The tension between regular geometries and irregularity is taken up more singularly in K.150 (2014), a ‘tabletop’ sculpture of digitally printed ABS, a thermoplastic that is a staple of the rapid-prototyping industry. K.150 delights in the sectioning and intersectioning of regular three-dimensional forms: Stella’s newfound star form is present, twice, one in Irish green and the other in cyan. Both have been sliced by the digital knife and merged with a series of circular springs, apparently a favourite form for CAD jockeys in training. All of this is held up by a folded, polka-dotted plane, which returns the work, at least rhetorically, to the problem of relief, with which Stella has contended in one form or another for decades. As if to push the point home, K.150 is placed next to Creutzwald (1992), a duo of earlier mangled steel constructions, one compact, the other winglike, situated on a low base.

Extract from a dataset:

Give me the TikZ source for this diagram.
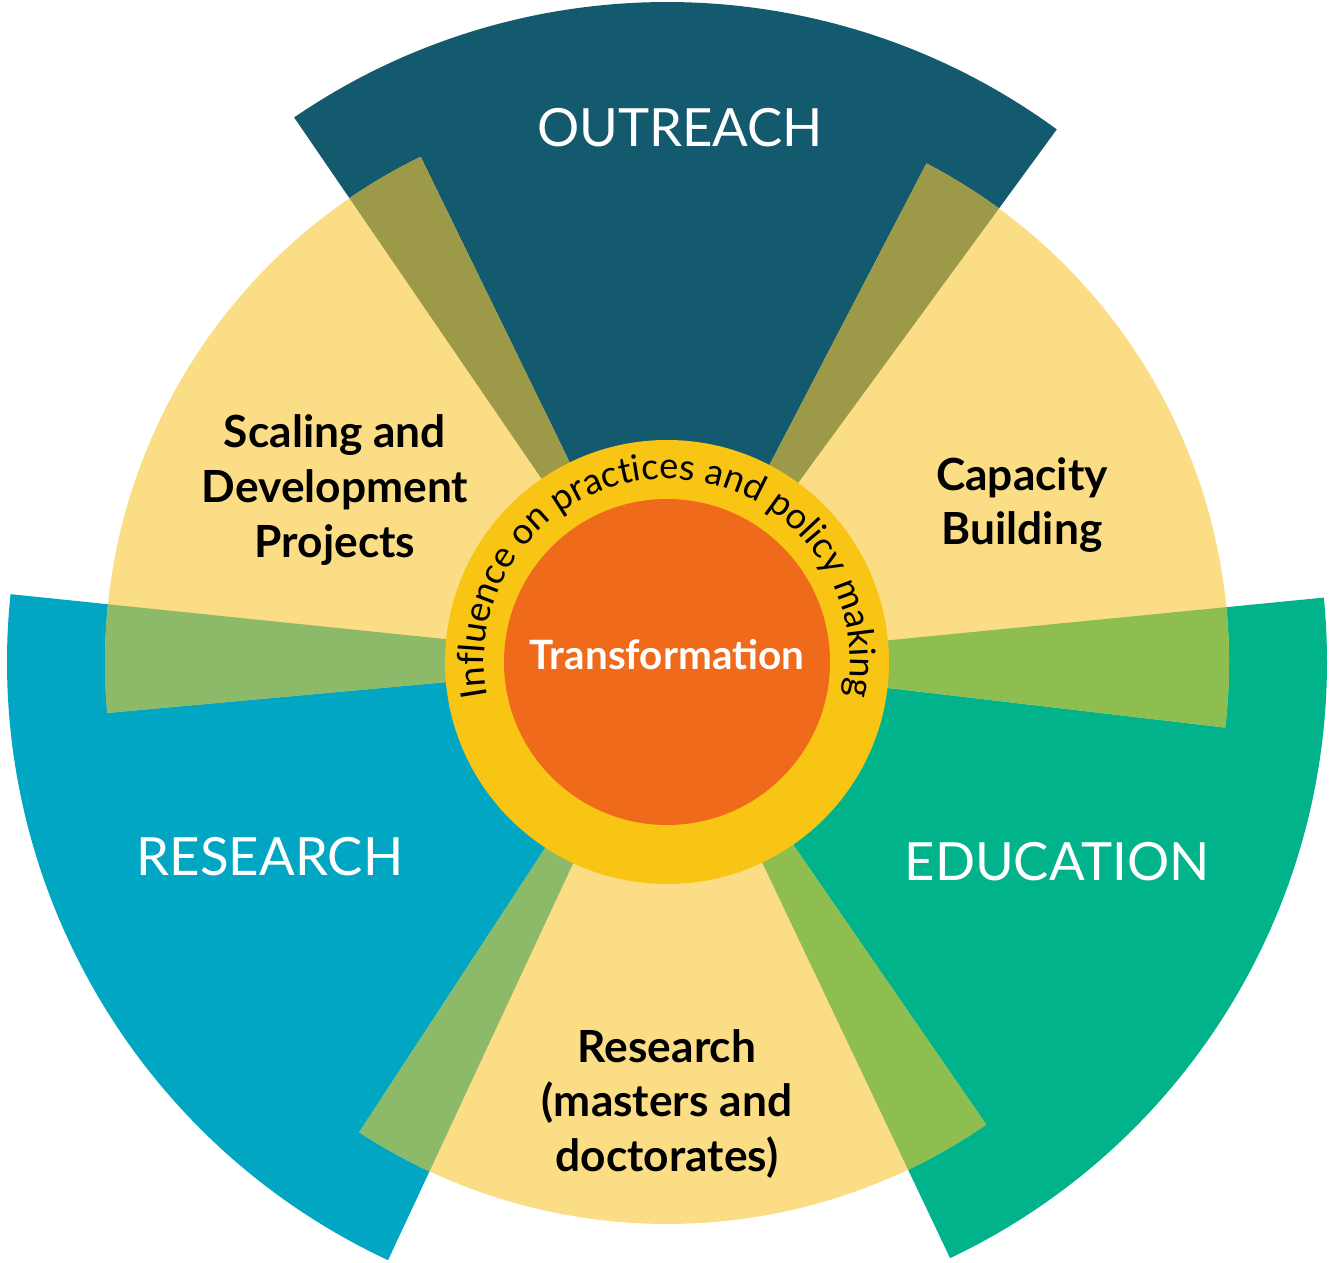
\documentclass[tikz,border=0pt]{standalone}
\usepackage{fontspec}
\setmainfont{Lato}
\usetikzlibrary{decorations.text}

\definecolor{outreachblue}{HTML}{135A6E}
\definecolor{researchblue}{HTML}{00A6C2}
\definecolor{educationgreen}{HTML}{00B38A}
\definecolor{paleyellow}{HTML}{FBDD85}
\definecolor{olivemix}{HTML}{9C9A48}
\definecolor{bluemix}{HTML}{8CBA68}
\definecolor{greenmix}{HTML}{8EBE50}
\definecolor{ringyellow}{HTML}{F9C515}
\definecolor{coreorange}{HTML}{EF6A1B}

\newcommand{\arcfont}{\fontsize{10.3}{12}\selectfont}

\tikzset{
    pillar/.style = {
        text=white,
        font=\fontsize{15}{18}\selectfont
    },
    activity/.style = {
        text=black,
        align=center,
        font=\bfseries\fontsize{12.6}{15.6}\selectfont
    },
    core/.style = {
        text=white,
        font=\bfseries\fontsize{11.5}{14}\selectfont
    },
}

\begin{document}
\begin{tikzpicture}
            \useasboundingbox (-6.67,-6.00) rectangle (6.62,6.62);

            % the three pillars
            \fill[outreachblue] (0,0) -- (53.8:6.6) arc[start angle=53.8, end angle=124.4, radius=6.6] -- cycle;
            \fill[researchblue] (0,0) -- (174.1:6.6) arc[start angle=174.1, end angle=245, radius=6.6] -- cycle;
            \fill[educationgreen] (0,0) -- (295.4:6.6) arc[start angle=295.4, end angle=365.6, radius=6.6] -- cycle;

            % activities in between
            \fill[paleyellow] (0,0) -- (116:5.62) arc[start angle=116, end angle=185.2, radius=5.62] -- cycle;
            \fill[paleyellow] (0,0) -- (-6.7:5.62) arc[start angle=-6.7, end angle=62.5, radius=5.62] -- cycle;
            \fill[paleyellow] (0,0) -- (236.8:5.62) arc[start angle=236.8, end angle=304.6, radius=5.62] -- cycle;

            % overlaps
            \fill[olivemix] (0,0) -- (116:5.62) arc[start angle=116, end angle=124.4, radius=5.62] -- cycle;
            \fill[olivemix] (0,0) -- (53.8:5.62) arc[start angle=53.8, end angle=62.5, radius=5.62] -- cycle;
            \fill[bluemix] (0,0) -- (174.1:5.62) arc[start angle=174.1, end angle=185.2, radius=5.62] -- cycle;
            \fill[bluemix] (0,0) -- (236.8:5.62) arc[start angle=236.8, end angle=245, radius=5.62] -- cycle;
            \fill[greenmix] (0,0) -- (295.4:5.62) arc[start angle=295.4, end angle=304.6, radius=5.62] -- cycle;
            \fill[greenmix] (0,0) -- (-6.7:5.62) arc[start angle=-6.7, end angle=5.6, radius=5.62] -- cycle;

            \fill[ringyellow] (0,0) circle[radius=2.22];
            \fill[coreorange] (0,0) circle[radius=1.63];

            \path[decorate, decoration={text along path, text align=center,
                text={|\arcfont|Influence on practices and policy making}}]
                (192:1.83) arc[start angle=192, end angle=-12, radius=1.83];

            \node[core] (transformation) at (0,0.07) {Transformation};

            \node[pillar] (outreach) at (0.13,5.34) {OUTREACH};
            \node[pillar] (research) at (-3.97,-1.95) {RESEARCH};
            \node[pillar] (education) at (3.90,-2.00) {EDUCATION};

            \node[activity] (scaling) at (-3.32,1.72) {Scaling and\\Development\\Projects};
            \node[activity] (capacity) at (3.55,1.57) {Capacity\\Building};
            \node[activity] (degrees) at (0,-4.42) {Research\\(masters and\\doctorates)};

        \end{tikzpicture}
\end{document}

These pairings are unsubtle to say the least, but that’s a complaint about curating, about the logic of selection, not the logic of the work. Stella deserves the benefit of the doubt when it comes to the new pieces, and here the comparisons to the earlier work are helpful, at least as heuristics. Because what the new works speak to is the kind of techno-utopia that has largely been confined to screens, both film and computer, but which is coming to the civilian sphere in the form of MakerBot and other 3D printers, the capacities of which K.150 is just an advanced example. If the historical works in this show speak to the apocalyptic obdurateness of heavy metal, then Puffed Star II and K.150 speak to the formal promiscuity of our plastic future, which will be big on shape, but lack weight, let alone substance. The works are there, and yet their being there, or here – their being at all – seems inconsequential. That, this, is what the world of 3D printing promises, and Stella has been ahead of his time before.